GaLwAyGiRL Posted April 29, 2010 Posted April 29, 2010 Edith I think you are just going to have to accept the fact that your H has feeling for this woman. You sitting around monitoring their daily communications for clues is not helping you. IF he doesn't have feelings for her and is just using her for sex then even if their relationship ends what is to stop him from just finding another OW? Edith, has your marriage ever been good? Beyond this affair, what kind of man is your H? AND Please keep your appointment with the attorney. No matter what you decide to do you will at least know where you stand financially if you decide to divorce or if your husband leaves you. very well said! Good luck Edith..we are all here for you reguardless.
OFGnomore Posted April 29, 2010 Posted April 29, 2010 (edited) Good father? Seriously, he's betraying his children by having sex with another woman outside of their mother. Good father? Stay in the M as Mad Mission does, with awareness if that is your choice, but please don't accept your circumstances that your H is a good father when he's actively having sex with another woman. I think by staying you'll extract some extra time with your H, but you'll pay a high price personally. It's never right to have an affair, 3.5 years is very early in a M and tells me there is a deep, deep character flaw in this guy and ultimately this M will end, by you or him. Maybe you stay, til the children get to be school age and you have a steady job, but damn it, start planning now for that see your lawyer!
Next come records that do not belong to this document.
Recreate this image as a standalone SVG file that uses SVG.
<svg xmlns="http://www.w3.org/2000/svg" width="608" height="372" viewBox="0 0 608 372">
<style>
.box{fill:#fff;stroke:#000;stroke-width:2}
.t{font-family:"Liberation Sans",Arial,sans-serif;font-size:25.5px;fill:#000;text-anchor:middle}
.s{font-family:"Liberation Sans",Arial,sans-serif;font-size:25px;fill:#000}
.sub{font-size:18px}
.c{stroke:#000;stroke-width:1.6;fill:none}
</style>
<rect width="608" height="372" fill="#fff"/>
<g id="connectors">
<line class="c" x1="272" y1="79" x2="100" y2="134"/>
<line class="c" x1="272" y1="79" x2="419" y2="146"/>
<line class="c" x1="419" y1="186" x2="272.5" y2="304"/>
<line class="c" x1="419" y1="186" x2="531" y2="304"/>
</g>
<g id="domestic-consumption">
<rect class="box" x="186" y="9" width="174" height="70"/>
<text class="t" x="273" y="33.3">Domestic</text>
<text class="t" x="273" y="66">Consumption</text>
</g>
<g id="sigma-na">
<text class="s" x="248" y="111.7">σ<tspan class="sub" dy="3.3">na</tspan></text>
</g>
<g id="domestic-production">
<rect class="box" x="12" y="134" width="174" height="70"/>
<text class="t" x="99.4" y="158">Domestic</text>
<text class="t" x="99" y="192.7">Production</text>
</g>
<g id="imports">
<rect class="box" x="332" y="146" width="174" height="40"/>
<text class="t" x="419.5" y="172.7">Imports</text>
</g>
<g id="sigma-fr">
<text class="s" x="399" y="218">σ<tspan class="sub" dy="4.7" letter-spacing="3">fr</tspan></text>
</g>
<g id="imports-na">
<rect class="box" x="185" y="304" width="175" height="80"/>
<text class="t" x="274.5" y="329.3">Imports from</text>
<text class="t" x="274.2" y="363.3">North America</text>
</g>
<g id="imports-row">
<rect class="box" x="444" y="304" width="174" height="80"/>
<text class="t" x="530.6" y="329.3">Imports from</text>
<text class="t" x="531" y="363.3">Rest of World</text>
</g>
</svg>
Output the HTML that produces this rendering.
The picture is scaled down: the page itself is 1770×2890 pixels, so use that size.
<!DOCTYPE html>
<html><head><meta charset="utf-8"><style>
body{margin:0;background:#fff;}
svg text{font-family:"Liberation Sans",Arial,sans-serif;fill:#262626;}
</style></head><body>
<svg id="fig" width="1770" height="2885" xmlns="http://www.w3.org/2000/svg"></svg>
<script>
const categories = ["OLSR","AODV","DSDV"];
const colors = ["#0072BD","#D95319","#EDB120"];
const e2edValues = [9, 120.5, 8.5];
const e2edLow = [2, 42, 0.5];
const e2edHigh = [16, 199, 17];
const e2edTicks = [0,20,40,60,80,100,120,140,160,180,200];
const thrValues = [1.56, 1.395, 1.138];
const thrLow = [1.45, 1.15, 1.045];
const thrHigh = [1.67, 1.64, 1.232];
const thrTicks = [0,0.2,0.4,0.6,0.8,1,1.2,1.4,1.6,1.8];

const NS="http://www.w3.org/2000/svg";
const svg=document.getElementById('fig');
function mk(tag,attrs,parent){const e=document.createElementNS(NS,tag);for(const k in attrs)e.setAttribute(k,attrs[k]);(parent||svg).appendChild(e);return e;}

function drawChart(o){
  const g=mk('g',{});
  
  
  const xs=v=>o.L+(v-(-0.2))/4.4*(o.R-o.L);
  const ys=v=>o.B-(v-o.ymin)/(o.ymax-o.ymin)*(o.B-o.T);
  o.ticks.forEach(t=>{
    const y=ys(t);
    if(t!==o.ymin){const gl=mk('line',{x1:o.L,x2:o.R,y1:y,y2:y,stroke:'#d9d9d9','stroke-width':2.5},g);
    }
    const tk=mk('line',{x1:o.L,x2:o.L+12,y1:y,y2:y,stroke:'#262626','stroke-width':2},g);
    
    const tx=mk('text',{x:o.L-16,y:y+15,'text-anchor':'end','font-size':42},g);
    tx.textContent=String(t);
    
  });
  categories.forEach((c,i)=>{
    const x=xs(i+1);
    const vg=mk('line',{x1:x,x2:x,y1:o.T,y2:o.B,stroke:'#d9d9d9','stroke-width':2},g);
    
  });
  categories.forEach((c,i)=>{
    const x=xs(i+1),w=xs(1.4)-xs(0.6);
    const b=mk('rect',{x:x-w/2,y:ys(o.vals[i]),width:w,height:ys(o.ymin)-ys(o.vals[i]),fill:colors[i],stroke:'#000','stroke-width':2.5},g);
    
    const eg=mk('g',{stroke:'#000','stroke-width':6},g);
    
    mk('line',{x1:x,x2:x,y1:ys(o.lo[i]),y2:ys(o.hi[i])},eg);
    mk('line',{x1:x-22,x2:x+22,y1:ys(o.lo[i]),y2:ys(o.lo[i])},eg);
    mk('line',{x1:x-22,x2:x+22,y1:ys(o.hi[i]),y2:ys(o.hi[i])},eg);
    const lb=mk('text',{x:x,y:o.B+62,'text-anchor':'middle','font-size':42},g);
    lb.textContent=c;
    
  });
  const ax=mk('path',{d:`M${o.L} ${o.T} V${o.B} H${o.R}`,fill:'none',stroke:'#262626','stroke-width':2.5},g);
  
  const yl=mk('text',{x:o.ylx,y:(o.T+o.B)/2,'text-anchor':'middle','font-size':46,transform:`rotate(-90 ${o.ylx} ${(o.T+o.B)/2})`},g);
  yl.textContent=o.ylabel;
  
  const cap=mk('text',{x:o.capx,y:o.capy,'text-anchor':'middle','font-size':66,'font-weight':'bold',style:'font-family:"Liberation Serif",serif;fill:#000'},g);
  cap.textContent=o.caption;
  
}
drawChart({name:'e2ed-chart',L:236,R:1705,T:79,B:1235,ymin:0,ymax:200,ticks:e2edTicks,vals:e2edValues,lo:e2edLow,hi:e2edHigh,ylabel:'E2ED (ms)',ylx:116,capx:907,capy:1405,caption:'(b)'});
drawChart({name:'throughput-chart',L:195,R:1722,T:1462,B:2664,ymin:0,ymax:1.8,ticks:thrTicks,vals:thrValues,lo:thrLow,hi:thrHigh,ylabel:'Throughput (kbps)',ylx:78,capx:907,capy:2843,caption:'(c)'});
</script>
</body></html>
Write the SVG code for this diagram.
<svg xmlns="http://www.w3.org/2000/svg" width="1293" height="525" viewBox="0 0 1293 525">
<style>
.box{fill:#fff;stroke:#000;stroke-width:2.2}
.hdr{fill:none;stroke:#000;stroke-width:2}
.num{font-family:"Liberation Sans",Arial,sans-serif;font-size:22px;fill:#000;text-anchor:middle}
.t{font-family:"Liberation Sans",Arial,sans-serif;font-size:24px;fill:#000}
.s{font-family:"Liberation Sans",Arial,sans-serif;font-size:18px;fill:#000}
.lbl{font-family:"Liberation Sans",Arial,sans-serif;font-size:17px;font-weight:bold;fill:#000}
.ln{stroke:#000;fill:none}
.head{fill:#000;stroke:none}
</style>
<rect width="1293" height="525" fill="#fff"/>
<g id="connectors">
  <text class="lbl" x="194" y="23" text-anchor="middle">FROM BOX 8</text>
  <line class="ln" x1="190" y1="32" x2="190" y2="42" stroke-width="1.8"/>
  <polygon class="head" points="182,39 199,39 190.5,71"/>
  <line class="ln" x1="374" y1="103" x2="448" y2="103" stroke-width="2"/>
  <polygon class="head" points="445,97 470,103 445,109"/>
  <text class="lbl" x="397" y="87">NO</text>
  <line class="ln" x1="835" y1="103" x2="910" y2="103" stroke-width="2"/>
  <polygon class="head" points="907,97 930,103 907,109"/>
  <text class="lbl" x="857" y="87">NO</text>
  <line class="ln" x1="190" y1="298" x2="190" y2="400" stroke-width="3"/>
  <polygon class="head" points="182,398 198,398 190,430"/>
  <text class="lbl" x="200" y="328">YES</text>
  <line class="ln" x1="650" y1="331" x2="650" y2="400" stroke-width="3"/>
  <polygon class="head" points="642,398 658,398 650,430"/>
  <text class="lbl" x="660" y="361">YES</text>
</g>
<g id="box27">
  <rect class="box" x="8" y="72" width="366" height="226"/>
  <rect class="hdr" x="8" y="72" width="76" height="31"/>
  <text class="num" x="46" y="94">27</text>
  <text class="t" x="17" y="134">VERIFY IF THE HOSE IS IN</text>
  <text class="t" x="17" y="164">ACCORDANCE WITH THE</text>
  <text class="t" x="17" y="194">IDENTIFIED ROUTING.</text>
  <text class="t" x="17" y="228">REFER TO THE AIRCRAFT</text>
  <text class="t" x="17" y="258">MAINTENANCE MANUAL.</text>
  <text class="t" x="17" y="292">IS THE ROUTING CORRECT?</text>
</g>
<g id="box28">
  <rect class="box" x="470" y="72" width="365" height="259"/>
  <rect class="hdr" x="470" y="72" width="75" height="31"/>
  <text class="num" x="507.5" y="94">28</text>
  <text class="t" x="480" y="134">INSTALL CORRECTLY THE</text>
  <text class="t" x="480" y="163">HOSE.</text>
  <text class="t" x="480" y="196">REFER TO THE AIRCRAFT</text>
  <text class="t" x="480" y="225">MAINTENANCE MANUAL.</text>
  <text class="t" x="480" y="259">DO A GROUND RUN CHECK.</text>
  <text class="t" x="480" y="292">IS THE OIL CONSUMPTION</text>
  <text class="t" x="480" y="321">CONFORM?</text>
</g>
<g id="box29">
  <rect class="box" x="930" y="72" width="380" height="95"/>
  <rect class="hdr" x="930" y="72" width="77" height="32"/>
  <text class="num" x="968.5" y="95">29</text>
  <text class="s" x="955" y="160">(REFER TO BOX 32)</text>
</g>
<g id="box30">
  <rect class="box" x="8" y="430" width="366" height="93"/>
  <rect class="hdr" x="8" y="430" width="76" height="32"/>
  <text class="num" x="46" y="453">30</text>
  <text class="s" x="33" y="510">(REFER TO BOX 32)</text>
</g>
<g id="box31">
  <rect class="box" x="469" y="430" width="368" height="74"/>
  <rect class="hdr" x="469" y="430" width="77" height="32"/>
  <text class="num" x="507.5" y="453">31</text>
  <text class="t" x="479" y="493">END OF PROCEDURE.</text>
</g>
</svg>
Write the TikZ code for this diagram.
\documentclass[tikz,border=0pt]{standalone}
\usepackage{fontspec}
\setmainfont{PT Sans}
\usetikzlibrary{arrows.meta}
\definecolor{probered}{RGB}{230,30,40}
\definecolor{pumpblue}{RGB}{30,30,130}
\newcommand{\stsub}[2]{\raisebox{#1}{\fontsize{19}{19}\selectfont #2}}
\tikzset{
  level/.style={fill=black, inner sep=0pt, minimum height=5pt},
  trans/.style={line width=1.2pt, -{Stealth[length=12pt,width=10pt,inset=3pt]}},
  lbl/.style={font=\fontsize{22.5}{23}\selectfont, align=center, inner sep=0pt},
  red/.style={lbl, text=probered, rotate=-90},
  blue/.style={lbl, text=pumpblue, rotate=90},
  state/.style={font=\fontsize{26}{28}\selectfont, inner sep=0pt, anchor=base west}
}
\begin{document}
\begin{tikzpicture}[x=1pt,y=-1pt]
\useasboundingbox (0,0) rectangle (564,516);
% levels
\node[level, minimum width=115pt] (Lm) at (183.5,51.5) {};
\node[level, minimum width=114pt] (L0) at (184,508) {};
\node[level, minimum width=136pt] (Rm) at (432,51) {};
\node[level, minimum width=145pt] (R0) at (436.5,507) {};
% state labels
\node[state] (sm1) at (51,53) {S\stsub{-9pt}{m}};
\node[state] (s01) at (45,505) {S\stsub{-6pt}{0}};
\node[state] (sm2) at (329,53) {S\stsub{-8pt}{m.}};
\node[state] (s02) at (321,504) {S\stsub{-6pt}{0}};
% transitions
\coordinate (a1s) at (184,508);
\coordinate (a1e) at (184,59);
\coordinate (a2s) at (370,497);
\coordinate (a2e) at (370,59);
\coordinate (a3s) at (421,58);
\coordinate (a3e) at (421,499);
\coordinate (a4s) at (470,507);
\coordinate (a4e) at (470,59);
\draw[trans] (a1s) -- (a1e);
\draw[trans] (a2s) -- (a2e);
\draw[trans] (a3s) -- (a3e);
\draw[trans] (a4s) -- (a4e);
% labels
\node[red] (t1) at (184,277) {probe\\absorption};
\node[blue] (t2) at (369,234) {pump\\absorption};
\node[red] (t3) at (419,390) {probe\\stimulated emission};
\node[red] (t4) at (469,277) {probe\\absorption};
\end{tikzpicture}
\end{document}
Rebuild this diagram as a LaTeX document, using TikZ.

Edited April 29, 2010 by OFGnomore
John Who Posted April 29, 2010 Posted April 29, 2010 whole story just seems odd to be,how could anyone man or woman sit around knowing spouse is about to cheat on him/her and do nothing about it. You have all this information,and yet you still have not confronted him,or done nothing about it. Maybe I am crossing the line here and assuming,but are you the OW pretending to be the BS?